Chemistry Screencasts is a collection of mini-lectures on various chemistry topics with pictures and sound by Mark Ott of Jackson (MI) Community College — an interesting example of online multimedia in chemistry education. You have a choice of first-semester and second-semester topics.
Michelle Francl of Bryn Mawr College has prepared an extensive set of blogs, webcasts and podcasts. Some of these support first- and second year courses, others are for a wider, non-technical audience. All are thoughtful and engaging examples of ways to make Chemistry more interesting, and of how non-traditional media can be incorporated into a course. Some of the more interesting collections include Culture of Chemistry (>): The Who, What, When, Where and Why of Chemistry, and Chemistry 104 Lecture summaries.
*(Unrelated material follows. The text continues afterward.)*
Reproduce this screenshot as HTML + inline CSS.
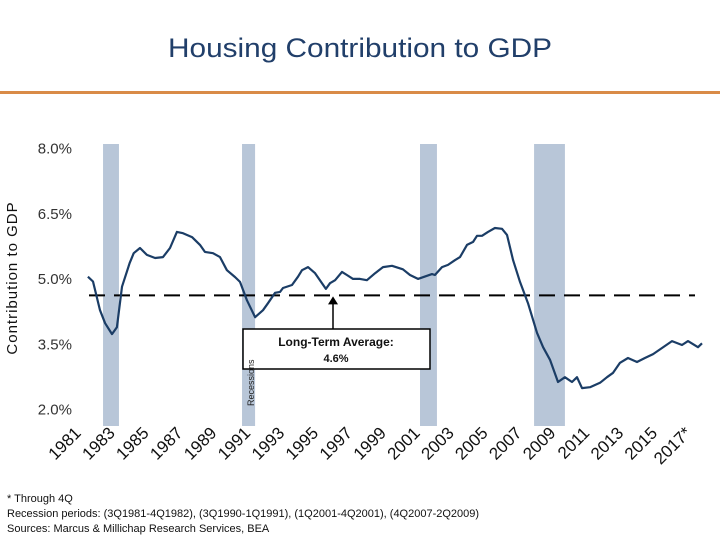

Introduction to Quantum Chemistry - Audio feeds of a series of 31 lectures by Michelle Franci of Bryn Mawr College, available for free on iTunes. Franci's titles are always intriguing: Why are Cheetos orange and flamingos pink? Why do they call it "burning" a CD? Are pi orbitals real?
Distance Education Clearinghouse website at the University of Wisconsin offers articles, bibliographies, conferences, distance education web links and many additional resources.
Chemistry video podcasts on many topics by Richard Meagher of Mt Lawley Senior High School.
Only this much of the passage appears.